Well the Fiio does put out 70 mw of extra power which isn't super powerful, but seems like more than the iPad would put out. What do you think?


----------



## Necrontyr

It won't have a major impact on quality, but it will help you drive the ATH's louder with less distortion, thats about the only noticeable effect you'll see.
   
  Your a smart kid getting the ATH-M50's at your age, at 16 by biggest buy was a half decent gaming headset, Now at 21 I can afford the good stuff, Hifiman HE-400's paired with an E17 , woot  
   
  But for a while I used the Fiio E1 with my iTouch and Sennheiser HD595's, and tbh I enjoyed the sound more than from the iPod jack. The E3 is a better amp than the E1 by a fair margin too, but noticing a difference will come down to music selection and a bit of testing, going back and forth on the same track etc.
   
  On another note though, using an E3 with an iPad is gonna be annoying, a whopper dangly device hanging off a cable from your line out.
   
  Keep on reading, and save up for more expensive shhtuff, or Alternatively ban this website from your browsers and delete your account, because if you wanna have any money at all try get rid of the upgrade itch before its too late


----------



## Gabe Springhett

Well thank you for the help. I'm very new to headphones, and it might seem weird that I'm spending my hard earned money on headphones instead of video games, but that's because I was born loving music and hearing it at a high quality. If you heard my home stereo setup you would love it (that is if you like the vintage klipsch sound) by the way my name is Gabe Springhetti (it wouldn't fit my full name as a username haha)


----------



## a_tumiwa

if you are hardcore basshead, i think no problem with E3


----------



## dhruvmeena96

Many people say E3 is bad as it disengage frequency, hiis and distort

But these problem occur in only certain circumstances

1. Never keep them near a smartphone or use a dedicated music player

2. Use high quality AAA batteries like eneloop pro

A good mod which can remove rf noise from battery electron movement
Wrap your battery with aluminum tape


----------



## dhruvmeena96

E3 and E6 sound same in a way and different in a way

As E3 is simple buffer power chip with same Fiio integrity.... they crappified the E3 by making body plastic and circuitry to prone to rf and emf.

Jitter is less than E6 due to simplicity

If both ran in ideal with E6 to be at power saving mode(lower db)
They both sound same(SQ wise)

Modding E3, if any body is in hardware/soldering can inverse the right channel by 180 degree to remove extra low frequency limit

And pasting aluminum tape over the circuitry, inside of body and on battery will remove all rf and emf troubling the sq of e3


----------



## dhruvmeena96

Actually ground is pretty nice on E3.....all noise and distortion comes due to channel sine balance and super prone to environmental factors like rf(when calling or using radio on ur phone with this ampnearby to source.......


----------



## dhruvmeena96

Otherwise e3 can have nice match with e6 and e5....
Some of my friends modded e3 completely out of box to make it simple to use and long to last, with pro audio quality

As i mention e3 is not a full amp but a buffer to provide power to the requirred device. They modded it with adding pretty high grade components like nihicon mini capacitor etc.

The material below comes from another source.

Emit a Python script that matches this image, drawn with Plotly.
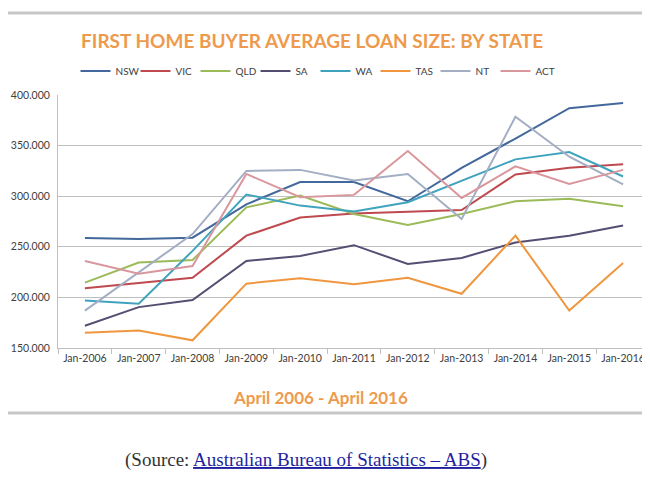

Then theythey redesigned the body with aluminium with holding of 4 AAA battery.

That e3 soundedsounded compdifferent from the different from the stock e3.

No noise , pretty to dark sound for any amp to achieve.

And yeah, they designed the new circuitry in such a way which remove internal opamp flior noise effectively than e18

Total price bumped to 45$, but the sq was like of O2 on adrenaline, dammed to tight bass for warm signature.......it was flatter than neutral signature

Treble started toto go clearer and clearer....sibilant prone song started to sound clear(e3 stock can also do till a limit).


----------



## dhruvmeena96

So if ur buying e3, pls dont use to sensitive head gear plus dont use a phone(go flight mode or just keep it away from source).

Plus dont use radio apps
Pc use is fine but get a long aux cable


----------